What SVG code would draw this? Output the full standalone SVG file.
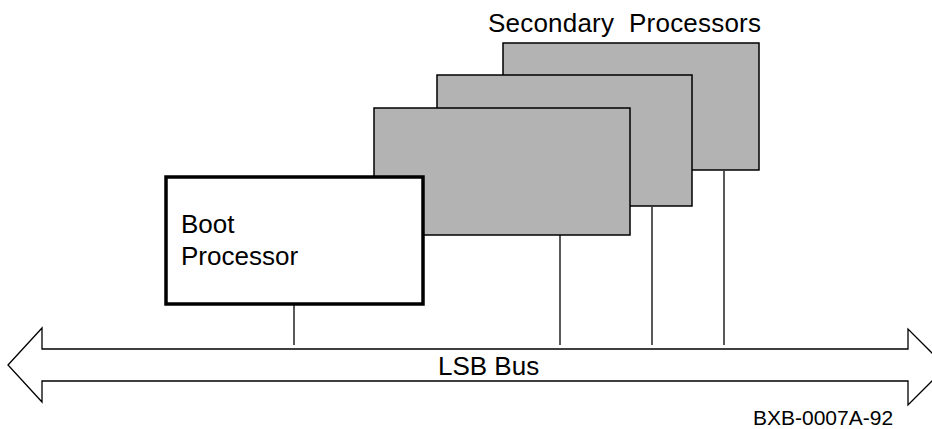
<svg xmlns="http://www.w3.org/2000/svg" width="932" height="429" viewBox="0 0 932 429">
  <style>
    .card { fill: #b3b3b3; stroke: #000; stroke-width: 1.5; }
    .boot { fill: #fff; stroke: #000; stroke-width: 3.5; }
    .tap { stroke: #000; stroke-width: 1.3; fill: none; }
    .bus { fill: #fff; stroke: #000; stroke-width: 1.3; stroke-linejoin: miter; }
    .lbl { font-family: "Liberation Sans", Arial, sans-serif; font-size: 26px; fill: #000; white-space: pre; }
    .tag { font-family: "Liberation Sans", Arial, sans-serif; font-size: 21px; fill: #000; }
  </style>

  <!-- LSB bus: double-headed block arrow -->
  <g id="lsb-bus">
    <path class="bus" d="M8,365 L42,328 L42,349 L908,349 L908,329 L946,367 L908,405 L908,381 L42,381 L42,402 Z"/>
    <text class="lbl" x="438" y="375">LSB Bus</text>
  </g>

  <!-- Secondary processor cards, back to front -->
  <g id="secondary-3">
    <rect class="card" x="503" y="43" width="256" height="127"/>
  </g>
  <g id="secondary-2">
    <rect class="card" x="437" y="75" width="255" height="131"/>
  </g>
  <g id="secondary-1">
    <rect class="card" x="374" y="108" width="256" height="127"/>
  </g>

  <!-- Boot processor -->
  <g id="boot-processor">
    <rect class="boot" x="166" y="177" width="257" height="127"/>
    <text class="lbl" x="181" y="233">Boot</text>
    <text class="lbl" x="181" y="265">Processor</text>
  </g>

  <!-- Bus taps -->
  <g id="connectors">
    <line class="tap" x1="294" y1="304" x2="294" y2="345"/>
    <line class="tap" x1="560" y1="235" x2="560" y2="345"/>
    <line class="tap" x1="652" y1="207" x2="652" y2="345"/>
    <line class="tap" x1="724" y1="171" x2="724" y2="345"/>
  </g>

  <text id="secondary-label" class="lbl" x="488" y="32" textLength="273">Secondary  Processors</text>
  <text id="figure-id" class="tag" x="753" y="425">BXB-0007A-92</text>
</svg>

▬▬▬▬▬▬▬▬▬▬

TO BE DONE =
All of the data needs repeating exactly, but the pictures do not.

SOLUTION TO THE PROBLEM =
What SVG code would draw this? Output the full standalone SVG file.
<svg xmlns="http://www.w3.org/2000/svg" width="932" height="429" viewBox="0 0 932 429">
  <style>
    .card { fill: #b3b3b3; stroke: #000; stroke-width: 1.5; }
    .boot { fill: #fff; stroke: #000; stroke-width: 3.5; }
    .tap { stroke: #000; stroke-width: 1.3; fill: none; }
    .bus { fill: #fff; stroke: #000; stroke-width: 1.3; stroke-linejoin: miter; }
    .lbl { font-family: "Liberation Sans", Arial, sans-serif; font-size: 26px; fill: #000; white-space: pre; }
    .tag { font-family: "Liberation Sans", Arial, sans-serif; font-size: 21px; fill: #000; }
  </style>

  <!-- LSB bus: double-headed block arrow -->
  <g id="lsb-bus">
    <path class="bus" d="M8,365 L42,328 L42,349 L908,349 L908,329 L946,367 L908,405 L908,381 L42,381 L42,402 Z"/>
    <text class="lbl" x="438" y="375">LSB Bus</text>
  </g>

  <!-- Secondary processor cards, back to front -->
  <g id="secondary-3">
    <rect class="card" x="503" y="43" width="256" height="127"/>
  </g>
  <g id="secondary-2">
    <rect class="card" x="437" y="75" width="255" height="131"/>
  </g>
  <g id="secondary-1">
    <rect class="card" x="374" y="108" width="256" height="127"/>
  </g>

  <!-- Boot processor -->
  <g id="boot-processor">
    <rect class="boot" x="166" y="177" width="257" height="127"/>
    <text class="lbl" x="181" y="233">Boot</text>
    <text class="lbl" x="181" y="265">Processor</text>
  </g>

  <!-- Bus taps -->
  <g id="connectors">
    <line class="tap" x1="294" y1="304" x2="294" y2="345"/>
    <line class="tap" x1="560" y1="235" x2="560" y2="345"/>
    <line class="tap" x1="652" y1="207" x2="652" y2="345"/>
    <line class="tap" x1="724" y1="171" x2="724" y2="345"/>
  </g>

  <text id="secondary-label" class="lbl" x="488" y="32" textLength="273">Secondary  Processors</text>
  <text id="figure-id" class="tag" x="753" y="425">BXB-0007A-92</text>
</svg>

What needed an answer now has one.